The rumors gained credibility as backers of the proposed move to Boisbriand, a small city outside of Montreal, came forward.

“I want to have five years left in hockey, I want to retire when I’m 70,” Just said. “I’m 66 now, so four years, at least. That’s always been my game plan, and the opportunity arose where I would have been able to retain the team for five years. I got a tremendous purchase price for it, and business-wise, it was a no-brainer. It just made sense, for my family, for myself and for everything else.”

But, like an uneven trade, the Quebec Major Junior Hockey League blocked the move, saying Boisbriand, by rule, is too close to another recent addition to the league in Verdun (the Montreal Junior).

The team briefly looked into other alternatives, including Fredericton, New Brunswick.

Ultimately, Just and company returned to Lewiston.

Rebuilding bridges

“I made a decision at the end of last year that we needed to remember what got us to where we were two years ago, and to try to recoup that energy and that chemistry on and off the ice,” Just said. “A lot of things needed to be done.”

After MacAdam, who was elevated to the post of team president early in the offseason, assessed the situation, he found some inconsistencies in the team’s operations and finances.
There was also the business of repairing the team’s reputation in a fickle community largely made up of blue-collar and middle-class families and retired, spend-thrifty senior citizens who recall with fondness the true glory days of hockey in the Twin Cities.

That, Just said, is the most important piece.

“I think we’re going to be fine here,” Just said. “I’m honestly, honestly and pleasantly surprised at how responsive the people have been to us here under the circumstances, which shows to me that maybe I should have paid more attention. I didn’t really realize a lot of things before.”

Part of the original problem was an apparent salvo Just fired when it appeared he and the team were on their way out of town, saying publicly that there was solid fan support from a few, but not by enough of the area’s population base to make the business economically viable.

“I think people misunderstood what I said,” Just said. “Financially, to bring a championship team back here, which we have every intention of doing, you have to average 3,000 people to compete with the Quebecs and the Rimouskis and those teams in the league.
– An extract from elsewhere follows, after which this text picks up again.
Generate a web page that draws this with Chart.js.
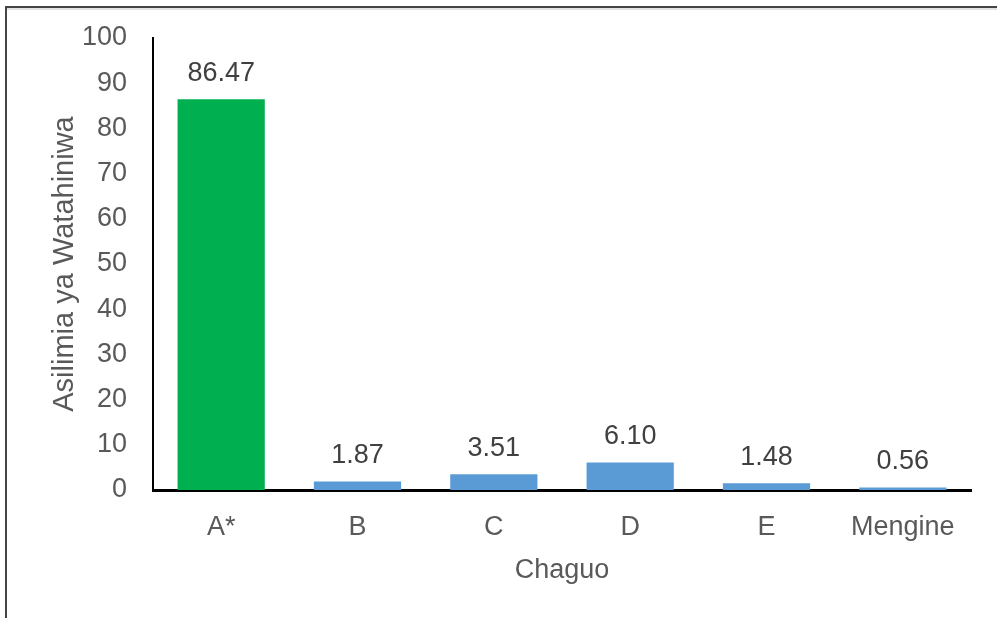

I didn’t mean to insult people who supported us day in and day out, and we’re going to do the extra work to get the other people into the building by promotions, by having a good hockey team, by making it a fun night, by doing things with the local hockey programs, by making it a community-based hockey team, which I thought we were trying to do before, but I’ve come to realize I was not hearing all that was going on.”

Other offers

Since his first attempt to move — and eventually sell — the team failed, offers have continued to come in to the Just camp.
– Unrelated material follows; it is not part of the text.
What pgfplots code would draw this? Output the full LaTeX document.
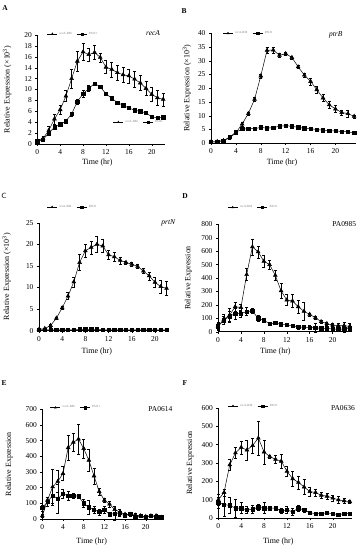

“There are always people who don’t want something to succeed and want to be negative, they want something to be angry with,” Just said. “But I can look in the mirror and say I was honest with everyone. When I got the offer to go (to Boisbriand), it was an offer that knocked my socks off, and it was something I had to consider as a businessman. But sometimes, things work out for the better, and that’s what I believed happened here. I have offers on the table now, and if that was my interest, I would have done it.

“But I am optimistic this team can work here,” Just continued. “I like what I see so far. I’m thrilled.”

Moving forward

Part of his optimism stems from a new focus on budgeting the team’s expenses differently.

“I have taken care of everything we’ve had on the back burner here,” Just said. “I’ve told Coach MacAdam, ‘You go forward with a clean slate and make it work financially here.’ Some people don’t understand. A lot, a lot, a lot of money was spent here, and I’m coming to find out it was spent incorrectly on a lot of things. But I put all the money into it now so we’re starting fresh. Based upon what we do now is going to determine the fate of the company. Now, we’re hoping that maybe, if we don’t average 3,000, if we do a little less, we’re still going to be OK because the money is being appropriated correctly, spent wisely and maybe we can afford to run better with a smaller budget than before. Those are things we’re finding out right now.”

Just visibly struggled through reliving the past. After each question pertaining to the failed move, or to his previous statements, he pledged his efforts toward moving forward and remaining in Lewiston while putting forth his best effort through the rebuilt operations and hockey staffs.

“What I envision here, I want to give this everything that I can to make it work here,” Just said. “So that I know, when I look in the mirror, we will have done all of things we could have and should have done here to give Lewiston every opportunity to be a successful venue. I think I owe that to myself, to the people of Lewiston and to our players.”

Speaking of the players, Just said the many changes he and the staff made to the roster this summer were both positive and necessary.

“We cleaned out what needed to be cleaned out,” Just said. “We brought in kids who are similar to the types of kids we had three years ago, who are team-oriented, who it isn’t, ‘What do I get out of it?’ but, ‘What can I do for the team?’ Plus, they’re bigger and better skaters. We have the opportunity to have another team like that here.”

And while another run at a title may be a year away, Just is confident he’ll have one more crack at a title before he retires from the game he loves.
“I want to get back to where we were two years ago, but win the Memorial Cup,” Just said. “Then I’ll feel I’ll have accomplished what I wanted to accomplish.”

And, he said, winning that title with the Great Falls as a backdrop would be just fine with him.

“I’m going to give it every shot to be successful here, and not in three months or six months or a year or whatever,” Just said. “I’m planning on being here the rest of my hockey career, whatever that is.”